%%
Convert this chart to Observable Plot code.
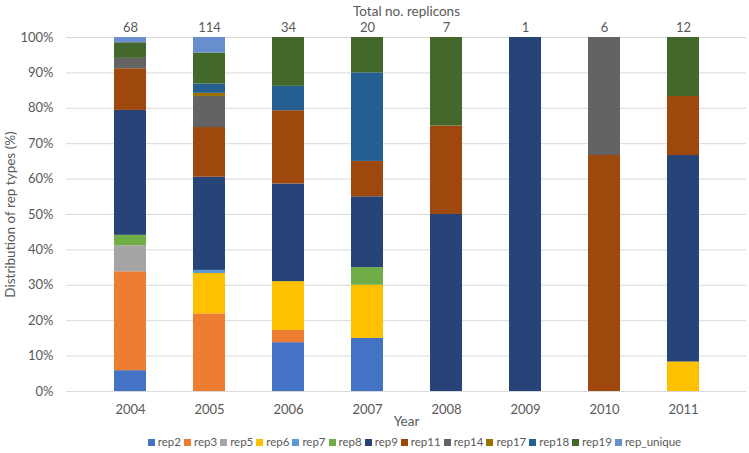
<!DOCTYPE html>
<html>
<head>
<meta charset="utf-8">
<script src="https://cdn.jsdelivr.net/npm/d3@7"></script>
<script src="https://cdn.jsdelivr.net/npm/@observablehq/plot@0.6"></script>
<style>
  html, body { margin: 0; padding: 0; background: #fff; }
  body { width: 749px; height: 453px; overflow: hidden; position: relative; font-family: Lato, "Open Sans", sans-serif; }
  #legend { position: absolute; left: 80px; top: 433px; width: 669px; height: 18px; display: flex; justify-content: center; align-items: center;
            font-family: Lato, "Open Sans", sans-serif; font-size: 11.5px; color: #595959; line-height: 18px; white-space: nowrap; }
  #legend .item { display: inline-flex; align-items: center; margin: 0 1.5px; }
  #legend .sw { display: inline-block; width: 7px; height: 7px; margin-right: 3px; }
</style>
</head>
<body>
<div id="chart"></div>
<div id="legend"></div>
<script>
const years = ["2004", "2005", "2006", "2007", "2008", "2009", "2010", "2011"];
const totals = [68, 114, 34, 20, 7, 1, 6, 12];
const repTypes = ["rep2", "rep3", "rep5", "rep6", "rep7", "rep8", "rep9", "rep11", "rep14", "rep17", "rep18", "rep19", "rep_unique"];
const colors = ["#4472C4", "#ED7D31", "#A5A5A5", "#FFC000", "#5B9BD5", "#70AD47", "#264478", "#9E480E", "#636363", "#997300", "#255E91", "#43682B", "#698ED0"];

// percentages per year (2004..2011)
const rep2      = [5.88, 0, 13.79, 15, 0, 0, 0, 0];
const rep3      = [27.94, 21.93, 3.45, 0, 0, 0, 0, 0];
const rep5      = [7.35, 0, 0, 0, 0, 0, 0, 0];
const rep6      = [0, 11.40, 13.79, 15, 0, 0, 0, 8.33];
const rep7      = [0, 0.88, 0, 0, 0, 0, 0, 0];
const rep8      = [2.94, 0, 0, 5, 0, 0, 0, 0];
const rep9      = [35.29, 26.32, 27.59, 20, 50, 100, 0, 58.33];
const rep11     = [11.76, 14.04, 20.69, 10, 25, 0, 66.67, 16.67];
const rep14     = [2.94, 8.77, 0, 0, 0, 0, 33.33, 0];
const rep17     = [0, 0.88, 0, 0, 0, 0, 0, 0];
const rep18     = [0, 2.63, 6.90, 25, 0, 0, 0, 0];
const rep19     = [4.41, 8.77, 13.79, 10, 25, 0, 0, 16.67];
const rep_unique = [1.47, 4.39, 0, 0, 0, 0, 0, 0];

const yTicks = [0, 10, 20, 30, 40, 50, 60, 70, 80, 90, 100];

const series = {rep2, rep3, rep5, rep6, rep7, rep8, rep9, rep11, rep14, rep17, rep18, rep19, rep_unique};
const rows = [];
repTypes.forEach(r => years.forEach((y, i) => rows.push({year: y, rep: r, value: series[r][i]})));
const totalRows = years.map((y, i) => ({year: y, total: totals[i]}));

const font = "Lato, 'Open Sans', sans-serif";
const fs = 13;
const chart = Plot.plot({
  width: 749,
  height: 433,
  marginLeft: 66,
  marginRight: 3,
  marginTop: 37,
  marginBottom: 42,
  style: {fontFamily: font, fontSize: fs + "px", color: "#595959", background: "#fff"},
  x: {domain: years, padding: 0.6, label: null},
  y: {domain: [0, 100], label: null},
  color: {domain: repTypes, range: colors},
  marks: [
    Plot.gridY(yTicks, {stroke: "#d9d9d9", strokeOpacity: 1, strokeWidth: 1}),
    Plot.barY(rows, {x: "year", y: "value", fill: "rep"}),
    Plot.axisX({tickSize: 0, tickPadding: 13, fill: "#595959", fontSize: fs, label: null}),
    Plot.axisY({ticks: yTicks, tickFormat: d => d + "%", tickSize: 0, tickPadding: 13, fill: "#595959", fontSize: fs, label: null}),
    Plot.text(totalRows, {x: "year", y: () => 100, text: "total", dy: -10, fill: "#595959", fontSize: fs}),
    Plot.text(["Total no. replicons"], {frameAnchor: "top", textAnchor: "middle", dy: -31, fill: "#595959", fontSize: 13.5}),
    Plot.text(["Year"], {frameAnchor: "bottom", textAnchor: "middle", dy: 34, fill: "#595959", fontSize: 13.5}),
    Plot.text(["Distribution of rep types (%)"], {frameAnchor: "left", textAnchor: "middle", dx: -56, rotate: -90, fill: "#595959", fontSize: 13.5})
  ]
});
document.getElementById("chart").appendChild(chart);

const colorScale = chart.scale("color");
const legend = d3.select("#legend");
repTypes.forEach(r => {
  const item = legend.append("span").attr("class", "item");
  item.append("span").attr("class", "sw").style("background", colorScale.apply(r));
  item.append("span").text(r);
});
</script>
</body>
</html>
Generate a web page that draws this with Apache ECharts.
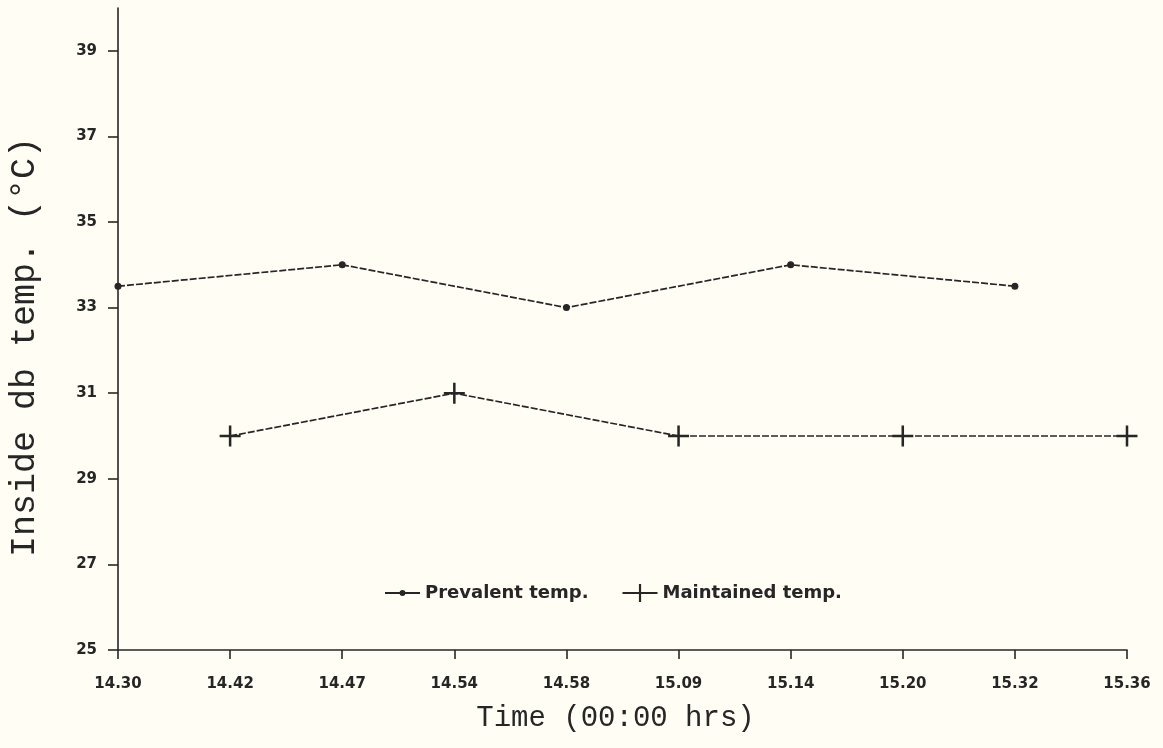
%%
• _Exercise_:
Every line above should be repeated exactly; pictures stay out of the copy.

• _Written reply_:
Convert this chart to Observable Plot code.
<!DOCTYPE html>
<html>
<head>
<meta charset="utf-8">
<script src="https://cdn.jsdelivr.net/npm/d3@7"></script>
<script src="https://cdn.jsdelivr.net/npm/@observablehq/plot@0.6"></script>
<style>
  html, body { margin: 0; padding: 0; background: #fff; }
  body { width: 749px; height: 453px; overflow: hidden; position: relative; font-family: Lato, "Open Sans", sans-serif; }
  #legend { position: absolute; left: 80px; top: 433px; width: 669px; height: 18px; display: flex; justify-content: center; align-items: center;
            font-family: Lato, "Open Sans", sans-serif; font-size: 11.5px; color: #595959; line-height: 18px; white-space: nowrap; }
  #legend .item { display: inline-flex; align-items: center; margin: 0 1.5px; }
  #legend .sw { display: inline-block; width: 7px; height: 7px; margin-right: 3px; }
</style>
</head>
<body>
<div id="chart"></div>
<div id="legend"></div>
<script>
const years = ["2004", "2005", "2006", "2007", "2008", "2009", "2010", "2011"];
const totals = [68, 114, 34, 20, 7, 1, 6, 12];
const repTypes = ["rep2", "rep3", "rep5", "rep6", "rep7", "rep8", "rep9", "rep11", "rep14", "rep17", "rep18", "rep19", "rep_unique"];
const colors = ["#4472C4", "#ED7D31", "#A5A5A5", "#FFC000", "#5B9BD5", "#70AD47", "#264478", "#9E480E", "#636363", "#997300", "#255E91", "#43682B", "#698ED0"];

// percentages per year (2004..2011)
const rep2      = [5.88, 0, 13.79, 15, 0, 0, 0, 0];
const rep3      = [27.94, 21.93, 3.45, 0, 0, 0, 0, 0];
const rep5      = [7.35, 0, 0, 0, 0, 0, 0, 0];
const rep6      = [0, 11.40, 13.79, 15, 0, 0, 0, 8.33];
const rep7      = [0, 0.88, 0, 0, 0, 0, 0, 0];
const rep8      = [2.94, 0, 0, 5, 0, 0, 0, 0];
const rep9      = [35.29, 26.32, 27.59, 20, 50, 100, 0, 58.33];
const rep11     = [11.76, 14.04, 20.69, 10, 25, 0, 66.67, 16.67];
const rep14     = [2.94, 8.77, 0, 0, 0, 0, 33.33, 0];
const rep17     = [0, 0.88, 0, 0, 0, 0, 0, 0];
const rep18     = [0, 2.63, 6.90, 25, 0, 0, 0, 0];
const rep19     = [4.41, 8.77, 13.79, 10, 25, 0, 0, 16.67];
const rep_unique = [1.47, 4.39, 0, 0, 0, 0, 0, 0];

const yTicks = [0, 10, 20, 30, 40, 50, 60, 70, 80, 90, 100];

const series = {rep2, rep3, rep5, rep6, rep7, rep8, rep9, rep11, rep14, rep17, rep18, rep19, rep_unique};
const rows = [];
repTypes.forEach(r => years.forEach((y, i) => rows.push({year: y, rep: r, value: series[r][i]})));
const totalRows = years.map((y, i) => ({year: y, total: totals[i]}));

const font = "Lato, 'Open Sans', sans-serif";
const fs = 13;
const chart = Plot.plot({
  width: 749,
  height: 433,
  marginLeft: 66,
  marginRight: 3,
  marginTop: 37,
  marginBottom: 42,
  style: {fontFamily: font, fontSize: fs + "px", color: "#595959", background: "#fff"},
  x: {domain: years, padding: 0.6, label: null},
  y: {domain: [0, 100], label: null},
  color: {domain: repTypes, range: colors},
  marks: [
    Plot.gridY(yTicks, {stroke: "#d9d9d9", strokeOpacity: 1, strokeWidth: 1}),
    Plot.barY(rows, {x: "year", y: "value", fill: "rep"}),
    Plot.axisX({tickSize: 0, tickPadding: 13, fill: "#595959", fontSize: fs, label: null}),
    Plot.axisY({ticks: yTicks, tickFormat: d => d + "%", tickSize: 0, tickPadding: 13, fill: "#595959", fontSize: fs, label: null}),
    Plot.text(totalRows, {x: "year", y: () => 100, text: "total", dy: -10, fill: "#595959", fontSize: fs}),
    Plot.text(["Total no. replicons"], {frameAnchor: "top", textAnchor: "middle", dy: -31, fill: "#595959", fontSize: 13.5}),
    Plot.text(["Year"], {frameAnchor: "bottom", textAnchor: "middle", dy: 34, fill: "#595959", fontSize: 13.5}),
    Plot.text(["Distribution of rep types (%)"], {frameAnchor: "left", textAnchor: "middle", dx: -56, rotate: -90, fill: "#595959", fontSize: 13.5})
  ]
});
document.getElementById("chart").appendChild(chart);

const colorScale = chart.scale("color");
const legend = d3.select("#legend");
repTypes.forEach(r => {
  const item = legend.append("span").attr("class", "item");
  item.append("span").attr("class", "sw").style("background", colorScale.apply(r));
  item.append("span").text(r);
});
</script>
</body>
</html>
Generate a web page that draws this with Apache ECharts.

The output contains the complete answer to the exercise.